**RAW DATA**:
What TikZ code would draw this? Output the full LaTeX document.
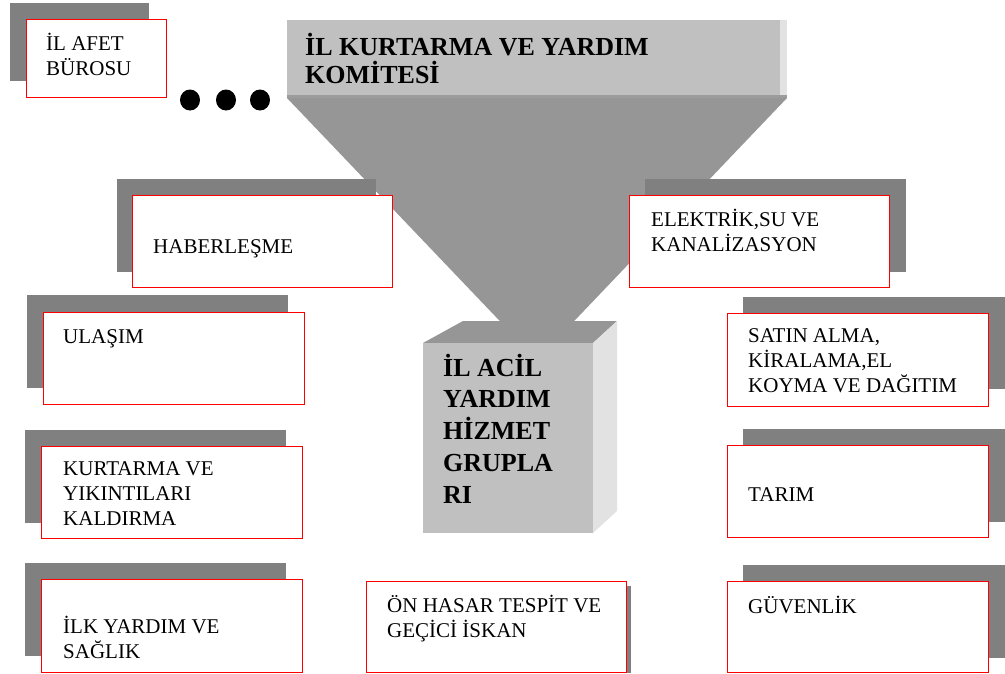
\documentclass[tikz,border=0pt]{standalone}
\usepackage{fontspec}
\setmainfont{Liberation Serif}
\definecolor{schattengrau}{HTML}{808080}
\definecolor{hellgrau}{HTML}{C0C0C0}
\definecolor{mittelgrau}{HTML}{969696}
\definecolor{seitengrau}{HTML}{E2E2E2}
\tikzset{
  schatten/.style={fill=schattengrau},
  kasten/.style={draw=red,line width=1pt,fill=white},
  schrift/.style={anchor=base west,inner sep=0pt,align=left,font=\fontsize{21}{25}\selectfont},
  titel/.style={anchor=base west,inner sep=0pt,align=left,font=\bfseries\fontsize{26}{28}\selectfont},
  wuerfeltext/.style={anchor=base west,inner sep=0pt,align=left,font=\bfseries\fontsize{26}{31.7}\selectfont}
}
\begin{document}
\begin{tikzpicture}[x=1pt,y=-1pt]
  \useasboundingbox (0,0) rectangle (1005,673);

  % Trichter und Komitee (Textposition = letzte Grundlinie)
  \fill[mittelgrau] (287,98) -- (787,98) -- (537,360) -- cycle;
  \fill[hellgrau] (287,20) rectangle (787,98);
  \fill[seitengrau] (780,20) rectangle (787,98);
  \fill[mittelgrau!85!hellgrau] (287,95) rectangle (787,98);
  \node[titel] (komite) at (305,83) {İL KURTARMA VE YARDIM\\KOMİTESİ};

  % Punkte
  \fill (190,100) ellipse (10 and 10.5);
  \fill (226,100) ellipse (10 and 10.5);
  \fill (260,100) ellipse (10 and 10.5);

  % Wuerfel
  \fill[mittelgrau] (423,343) -- (463,321) -- (617,321) -- (593,343) -- cycle;
  \fill[seitengrau] (593,343) -- (617,321) -- (617,511) -- (593,533) -- cycle;
  \fill[hellgrau] (423,343) rectangle (593,533);
  \node[wuerfeltext] (acil) at (443,503) {İL ACİL\\YARDIM\\HİZMET\\GRUPLA\\RI};

  % Kaesten links
  \fill[schatten] (10,3) rectangle (149,81);
  \draw[kasten] (26,19) rectangle (166,97);
  \node[schrift] (afet) at (46,75) {İL AFET\\BÜROSU};

  \fill[schatten] (117,179) rectangle (376,272);
  \draw[kasten] (132,195) rectangle (392,287);
  \node[schrift] (haber) at (153,253) {HABERLEŞME};

  \fill[schatten] (27,295) rectangle (288,388);
  \draw[kasten] (43,312) rectangle (304,404);
  \node[schrift] (ulasim) at (63,343) {ULAŞIM};

  \fill[schatten] (25,430) rectangle (286,523);
  \draw[kasten] (41,446) rectangle (302,538);
  \node[schrift] (kurtarma) at (63,525) {KURTARMA VE\\YIKINTILARI\\KALDIRMA};

  \fill[schatten] (25,563) rectangle (286,656);
  \draw[kasten] (41,579) rectangle (302,672);
  \node[schrift] (saglik) at (63,658) {İLK YARDIM VE\\SAĞLIK};

  % Kaesten rechts
  \fill[schatten] (645,179) rectangle (906,272);
  \draw[kasten] (629,195) rectangle (889,287);
  \node[schrift] (elektrik) at (651,251) {ELEKTRİK,SU VE\\KANALİZASYON};

  \fill[schatten] (743,297) rectangle (1005,389);
  \draw[kasten] (727,313) rectangle (988,406);
  \node[schrift] (satin) at (748,392) {SATIN ALMA,\\KİRALAMA,EL\\KOYMA VE DAĞITIM};

  \fill[schatten] (743,429) rectangle (1005,522);
  \draw[kasten] (727,445) rectangle (988,537);
  \node[schrift] (tarim) at (748,501) {TARIM};

  \fill[schatten] (743,565) rectangle (1005,658);
  \draw[kasten] (727,581) rectangle (988,672.5);
  \node[schrift] (guvenlik) at (748,613) {GÜVENLİK};

  % Kasten unten
  \fill[schatten] (382,586) rectangle (631,673);
  \draw[kasten] (366,581) rectangle (626,672);
  \node[schrift] (hasar) at (387,637) {ÖN HASAR TESPİT VE\\GEÇİCİ İSKAN};
\end{tikzpicture}
\end{document}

**PROMPT**: Quote the data above in full and without alteration; skip the pictures.

**IN RESPONSE**:
What TikZ code would draw this? Output the full LaTeX document.
\documentclass[tikz,border=0pt]{standalone}
\usepackage{fontspec}
\setmainfont{Liberation Serif}
\definecolor{schattengrau}{HTML}{808080}
\definecolor{hellgrau}{HTML}{C0C0C0}
\definecolor{mittelgrau}{HTML}{969696}
\definecolor{seitengrau}{HTML}{E2E2E2}
\tikzset{
  schatten/.style={fill=schattengrau},
  kasten/.style={draw=red,line width=1pt,fill=white},
  schrift/.style={anchor=base west,inner sep=0pt,align=left,font=\fontsize{21}{25}\selectfont},
  titel/.style={anchor=base west,inner sep=0pt,align=left,font=\bfseries\fontsize{26}{28}\selectfont},
  wuerfeltext/.style={anchor=base west,inner sep=0pt,align=left,font=\bfseries\fontsize{26}{31.7}\selectfont}
}
\begin{document}
\begin{tikzpicture}[x=1pt,y=-1pt]
  \useasboundingbox (0,0) rectangle (1005,673);

  % Trichter und Komitee (Textposition = letzte Grundlinie)
  \fill[mittelgrau] (287,98) -- (787,98) -- (537,360) -- cycle;
  \fill[hellgrau] (287,20) rectangle (787,98);
  \fill[seitengrau] (780,20) rectangle (787,98);
  \fill[mittelgrau!85!hellgrau] (287,95) rectangle (787,98);
  \node[titel] (komite) at (305,83) {İL KURTARMA VE YARDIM\\KOMİTESİ};

  % Punkte
  \fill (190,100) ellipse (10 and 10.5);
  \fill (226,100) ellipse (10 and 10.5);
  \fill (260,100) ellipse (10 and 10.5);

  % Wuerfel
  \fill[mittelgrau] (423,343) -- (463,321) -- (617,321) -- (593,343) -- cycle;
  \fill[seitengrau] (593,343) -- (617,321) -- (617,511) -- (593,533) -- cycle;
  \fill[hellgrau] (423,343) rectangle (593,533);
  \node[wuerfeltext] (acil) at (443,503) {İL ACİL\\YARDIM\\HİZMET\\GRUPLA\\RI};

  % Kaesten links
  \fill[schatten] (10,3) rectangle (149,81);
  \draw[kasten] (26,19) rectangle (166,97);
  \node[schrift] (afet) at (46,75) {İL AFET\\BÜROSU};

  \fill[schatten] (117,179) rectangle (376,272);
  \draw[kasten] (132,195) rectangle (392,287);
  \node[schrift] (haber) at (153,253) {HABERLEŞME};

  \fill[schatten] (27,295) rectangle (288,388);
  \draw[kasten] (43,312) rectangle (304,404);
  \node[schrift] (ulasim) at (63,343) {ULAŞIM};

  \fill[schatten] (25,430) rectangle (286,523);
  \draw[kasten] (41,446) rectangle (302,538);
  \node[schrift] (kurtarma) at (63,525) {KURTARMA VE\\YIKINTILARI\\KALDIRMA};

  \fill[schatten] (25,563) rectangle (286,656);
  \draw[kasten] (41,579) rectangle (302,672);
  \node[schrift] (saglik) at (63,658) {İLK YARDIM VE\\SAĞLIK};

  % Kaesten rechts
  \fill[schatten] (645,179) rectangle (906,272);
  \draw[kasten] (629,195) rectangle (889,287);
  \node[schrift] (elektrik) at (651,251) {ELEKTRİK,SU VE\\KANALİZASYON};

  \fill[schatten] (743,297) rectangle (1005,389);
  \draw[kasten] (727,313) rectangle (988,406);
  \node[schrift] (satin) at (748,392) {SATIN ALMA,\\KİRALAMA,EL\\KOYMA VE DAĞITIM};

  \fill[schatten] (743,429) rectangle (1005,522);
  \draw[kasten] (727,445) rectangle (988,537);
  \node[schrift] (tarim) at (748,501) {TARIM};

  \fill[schatten] (743,565) rectangle (1005,658);
  \draw[kasten] (727,581) rectangle (988,672.5);
  \node[schrift] (guvenlik) at (748,613) {GÜVENLİK};

  % Kasten unten
  \fill[schatten] (382,586) rectangle (631,673);
  \draw[kasten] (366,581) rectangle (626,672);
  \node[schrift] (hasar) at (387,637) {ÖN HASAR TESPİT VE\\GEÇİCİ İSKAN};
\end{tikzpicture}
\end{document}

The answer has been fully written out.